Thursday 9 August 2018

CD Review (The Straits Times, August 2018)



POTTER Piano Concertos Nos.2&4
Variations di Bravura
HOWARD SHELLEY, Piano
Tasmanian Symphony Orchestra
Hyperion 68151 / ****1/2

The English composer Philip Cipriani Hambley Potter (1792-1871), or known as just Cipriani Potter, is so obscure that these are the first recordings of any of his piano concertos. A highly-regarded piano virtuoso during his time, he was responsible for the first performances in the British Isles of Beethoven's Third and Fourth Piano Concertos and the London version of Brahms' A German Requiem (scored for 2 pianos). 

Being a close associate of Beethoven and admirer of Rossini, his music reflected the tastes of the late classical period with a predilection for the bel canto idiom.

His Second Piano Concerto in D minor (1832) opens with the same urgency as Mozart's famous piano concerto in the same key, and develops in the manner of many early Romantic composers who were keyboard showmen.
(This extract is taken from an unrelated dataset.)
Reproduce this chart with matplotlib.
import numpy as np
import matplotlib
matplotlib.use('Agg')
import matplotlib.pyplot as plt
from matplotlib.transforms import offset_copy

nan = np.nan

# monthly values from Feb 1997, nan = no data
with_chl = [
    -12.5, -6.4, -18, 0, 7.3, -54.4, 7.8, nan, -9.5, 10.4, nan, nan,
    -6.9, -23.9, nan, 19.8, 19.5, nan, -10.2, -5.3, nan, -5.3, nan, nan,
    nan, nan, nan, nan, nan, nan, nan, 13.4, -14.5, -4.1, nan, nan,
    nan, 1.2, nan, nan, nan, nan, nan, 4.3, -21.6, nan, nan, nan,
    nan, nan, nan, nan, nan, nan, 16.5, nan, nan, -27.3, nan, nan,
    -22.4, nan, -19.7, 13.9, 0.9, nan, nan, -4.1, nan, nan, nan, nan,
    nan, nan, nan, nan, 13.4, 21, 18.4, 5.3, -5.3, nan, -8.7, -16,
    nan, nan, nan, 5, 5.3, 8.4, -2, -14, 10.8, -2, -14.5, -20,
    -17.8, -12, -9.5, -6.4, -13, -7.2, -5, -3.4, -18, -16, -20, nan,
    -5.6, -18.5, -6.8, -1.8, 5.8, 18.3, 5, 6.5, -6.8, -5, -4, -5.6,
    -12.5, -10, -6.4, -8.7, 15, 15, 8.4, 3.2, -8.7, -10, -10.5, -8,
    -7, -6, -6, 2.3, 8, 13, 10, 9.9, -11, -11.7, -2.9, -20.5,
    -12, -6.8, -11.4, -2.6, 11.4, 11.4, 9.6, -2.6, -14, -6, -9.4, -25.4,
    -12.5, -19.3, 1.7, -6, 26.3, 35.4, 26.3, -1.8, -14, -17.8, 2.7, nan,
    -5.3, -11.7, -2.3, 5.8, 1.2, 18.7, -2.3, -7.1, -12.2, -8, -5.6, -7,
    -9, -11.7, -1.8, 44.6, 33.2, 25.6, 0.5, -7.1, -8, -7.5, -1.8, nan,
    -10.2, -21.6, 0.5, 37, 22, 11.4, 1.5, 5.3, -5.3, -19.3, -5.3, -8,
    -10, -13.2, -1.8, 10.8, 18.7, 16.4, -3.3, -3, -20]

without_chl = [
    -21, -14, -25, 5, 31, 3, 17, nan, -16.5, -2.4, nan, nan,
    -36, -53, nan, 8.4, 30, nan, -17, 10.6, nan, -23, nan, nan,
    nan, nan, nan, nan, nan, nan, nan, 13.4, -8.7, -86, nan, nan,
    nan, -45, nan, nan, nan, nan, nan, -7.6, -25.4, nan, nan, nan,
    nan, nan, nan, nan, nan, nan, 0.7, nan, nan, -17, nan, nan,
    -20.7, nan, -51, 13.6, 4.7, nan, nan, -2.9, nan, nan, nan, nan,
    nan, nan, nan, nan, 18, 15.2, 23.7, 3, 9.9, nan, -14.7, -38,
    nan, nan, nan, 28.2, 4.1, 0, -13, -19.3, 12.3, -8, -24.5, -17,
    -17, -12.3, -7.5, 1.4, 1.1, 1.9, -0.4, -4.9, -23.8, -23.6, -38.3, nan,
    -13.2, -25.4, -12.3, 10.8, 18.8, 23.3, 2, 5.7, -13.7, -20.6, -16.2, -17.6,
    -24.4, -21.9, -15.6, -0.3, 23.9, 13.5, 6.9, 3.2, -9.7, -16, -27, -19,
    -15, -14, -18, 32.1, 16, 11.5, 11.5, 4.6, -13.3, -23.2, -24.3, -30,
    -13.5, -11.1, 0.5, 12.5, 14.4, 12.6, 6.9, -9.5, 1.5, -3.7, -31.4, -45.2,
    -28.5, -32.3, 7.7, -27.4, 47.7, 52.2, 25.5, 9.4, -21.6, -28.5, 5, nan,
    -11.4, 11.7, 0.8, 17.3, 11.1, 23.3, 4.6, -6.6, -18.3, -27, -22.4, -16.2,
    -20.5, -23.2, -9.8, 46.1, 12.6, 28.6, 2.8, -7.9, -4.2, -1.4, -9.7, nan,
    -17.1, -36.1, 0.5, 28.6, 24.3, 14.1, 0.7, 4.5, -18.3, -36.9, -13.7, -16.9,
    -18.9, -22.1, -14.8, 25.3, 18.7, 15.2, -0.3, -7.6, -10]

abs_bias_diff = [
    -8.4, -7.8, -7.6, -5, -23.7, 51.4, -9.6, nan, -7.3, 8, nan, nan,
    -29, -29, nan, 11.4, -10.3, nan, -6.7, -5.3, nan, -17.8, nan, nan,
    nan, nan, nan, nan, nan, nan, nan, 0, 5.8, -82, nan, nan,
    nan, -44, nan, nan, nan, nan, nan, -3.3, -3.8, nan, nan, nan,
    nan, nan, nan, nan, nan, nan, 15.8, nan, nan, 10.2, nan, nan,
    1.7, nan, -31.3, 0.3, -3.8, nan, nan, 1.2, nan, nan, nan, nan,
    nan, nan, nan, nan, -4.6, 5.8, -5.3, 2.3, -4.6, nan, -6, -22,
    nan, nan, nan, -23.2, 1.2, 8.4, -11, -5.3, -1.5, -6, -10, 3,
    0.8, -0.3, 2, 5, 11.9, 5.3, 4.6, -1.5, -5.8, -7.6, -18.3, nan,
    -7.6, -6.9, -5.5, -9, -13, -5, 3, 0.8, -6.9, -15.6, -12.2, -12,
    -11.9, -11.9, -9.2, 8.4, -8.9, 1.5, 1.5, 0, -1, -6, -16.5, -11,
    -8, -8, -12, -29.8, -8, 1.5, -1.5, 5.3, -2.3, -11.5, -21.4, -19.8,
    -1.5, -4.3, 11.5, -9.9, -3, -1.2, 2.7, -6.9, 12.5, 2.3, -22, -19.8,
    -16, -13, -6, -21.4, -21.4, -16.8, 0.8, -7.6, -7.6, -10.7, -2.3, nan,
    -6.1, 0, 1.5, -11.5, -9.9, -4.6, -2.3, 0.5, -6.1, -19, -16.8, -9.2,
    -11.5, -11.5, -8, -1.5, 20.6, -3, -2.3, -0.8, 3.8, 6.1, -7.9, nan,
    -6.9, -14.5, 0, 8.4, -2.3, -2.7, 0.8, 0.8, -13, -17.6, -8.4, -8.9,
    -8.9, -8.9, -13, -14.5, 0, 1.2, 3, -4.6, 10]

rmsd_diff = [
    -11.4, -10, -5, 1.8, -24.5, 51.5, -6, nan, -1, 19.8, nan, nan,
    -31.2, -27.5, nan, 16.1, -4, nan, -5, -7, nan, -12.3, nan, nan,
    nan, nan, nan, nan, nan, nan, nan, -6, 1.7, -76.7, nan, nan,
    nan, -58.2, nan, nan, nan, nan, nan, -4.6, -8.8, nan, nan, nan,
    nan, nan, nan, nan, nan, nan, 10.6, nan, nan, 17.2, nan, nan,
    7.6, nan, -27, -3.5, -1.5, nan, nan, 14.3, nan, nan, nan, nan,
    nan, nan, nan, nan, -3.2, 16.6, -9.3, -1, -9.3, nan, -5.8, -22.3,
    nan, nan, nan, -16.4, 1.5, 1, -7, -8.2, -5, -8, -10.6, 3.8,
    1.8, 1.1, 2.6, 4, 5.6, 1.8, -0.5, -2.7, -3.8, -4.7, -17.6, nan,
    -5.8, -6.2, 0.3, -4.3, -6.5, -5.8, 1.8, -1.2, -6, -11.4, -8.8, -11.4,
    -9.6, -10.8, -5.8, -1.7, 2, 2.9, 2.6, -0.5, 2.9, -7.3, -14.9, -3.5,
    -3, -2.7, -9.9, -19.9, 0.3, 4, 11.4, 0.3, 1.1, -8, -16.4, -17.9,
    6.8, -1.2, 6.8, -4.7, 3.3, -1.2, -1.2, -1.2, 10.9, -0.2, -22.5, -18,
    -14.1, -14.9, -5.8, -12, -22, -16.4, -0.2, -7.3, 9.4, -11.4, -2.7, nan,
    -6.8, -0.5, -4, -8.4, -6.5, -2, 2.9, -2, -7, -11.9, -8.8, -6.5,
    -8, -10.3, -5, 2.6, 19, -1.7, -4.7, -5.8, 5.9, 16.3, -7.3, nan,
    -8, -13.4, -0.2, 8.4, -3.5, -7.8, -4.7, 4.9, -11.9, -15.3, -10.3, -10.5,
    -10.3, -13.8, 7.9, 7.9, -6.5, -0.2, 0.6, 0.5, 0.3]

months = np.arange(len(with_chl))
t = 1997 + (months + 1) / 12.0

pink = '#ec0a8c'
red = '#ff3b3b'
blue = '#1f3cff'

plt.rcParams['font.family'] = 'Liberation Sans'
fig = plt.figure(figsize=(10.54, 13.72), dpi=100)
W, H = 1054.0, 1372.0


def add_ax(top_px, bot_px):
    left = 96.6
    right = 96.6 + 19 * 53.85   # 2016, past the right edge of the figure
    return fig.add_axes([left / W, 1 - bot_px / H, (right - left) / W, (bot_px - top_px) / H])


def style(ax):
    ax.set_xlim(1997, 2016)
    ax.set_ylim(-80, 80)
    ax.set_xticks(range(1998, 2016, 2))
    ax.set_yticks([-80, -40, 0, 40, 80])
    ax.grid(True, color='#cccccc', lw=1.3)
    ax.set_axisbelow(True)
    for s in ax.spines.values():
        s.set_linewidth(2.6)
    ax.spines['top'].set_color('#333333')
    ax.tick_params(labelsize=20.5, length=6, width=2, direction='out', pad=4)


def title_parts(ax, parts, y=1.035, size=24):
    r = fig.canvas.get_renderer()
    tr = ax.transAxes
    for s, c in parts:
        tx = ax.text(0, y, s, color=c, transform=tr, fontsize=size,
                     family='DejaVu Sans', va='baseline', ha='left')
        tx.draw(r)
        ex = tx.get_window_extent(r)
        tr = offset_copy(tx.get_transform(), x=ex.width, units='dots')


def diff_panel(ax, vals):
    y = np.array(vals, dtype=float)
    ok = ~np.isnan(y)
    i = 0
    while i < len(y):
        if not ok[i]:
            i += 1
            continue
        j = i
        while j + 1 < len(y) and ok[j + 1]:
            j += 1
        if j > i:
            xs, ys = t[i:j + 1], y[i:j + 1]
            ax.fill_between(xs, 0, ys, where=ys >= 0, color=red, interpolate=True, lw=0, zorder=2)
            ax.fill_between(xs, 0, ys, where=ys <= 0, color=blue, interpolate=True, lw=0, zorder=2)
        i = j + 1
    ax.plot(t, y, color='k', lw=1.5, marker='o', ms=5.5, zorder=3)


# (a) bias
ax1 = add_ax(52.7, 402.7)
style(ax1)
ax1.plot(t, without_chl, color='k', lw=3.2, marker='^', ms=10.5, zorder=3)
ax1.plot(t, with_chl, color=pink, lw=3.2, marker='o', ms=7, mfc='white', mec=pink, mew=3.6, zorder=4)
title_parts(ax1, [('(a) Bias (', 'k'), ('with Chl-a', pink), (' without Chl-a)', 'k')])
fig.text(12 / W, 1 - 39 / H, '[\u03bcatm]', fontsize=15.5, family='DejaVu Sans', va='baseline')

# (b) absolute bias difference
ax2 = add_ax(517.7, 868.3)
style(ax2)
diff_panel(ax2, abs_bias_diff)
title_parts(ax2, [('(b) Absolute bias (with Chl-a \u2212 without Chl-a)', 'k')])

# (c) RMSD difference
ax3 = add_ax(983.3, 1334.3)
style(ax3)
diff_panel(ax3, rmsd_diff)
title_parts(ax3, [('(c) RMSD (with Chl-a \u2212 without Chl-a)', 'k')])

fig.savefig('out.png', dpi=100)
Hummel, Weber, Field and Mendelssohn all come to mind. 

The Fourth Piano Concerto in E major (1835) is no more modern in innovation of piano writing, but both concertos possess sumptuous slow movements which share similar inspirations as the earlier Nocturnes of Chopin. 

The Variations Di Bravura (1829), based on an aria from the almost-forgotten opera Mathilde Di Shabran by Rossini, completes this virtuoso showcase which British pianist Howard Shelley (leading from the piano) pursues with characteristic vigour and scintillating aplomb.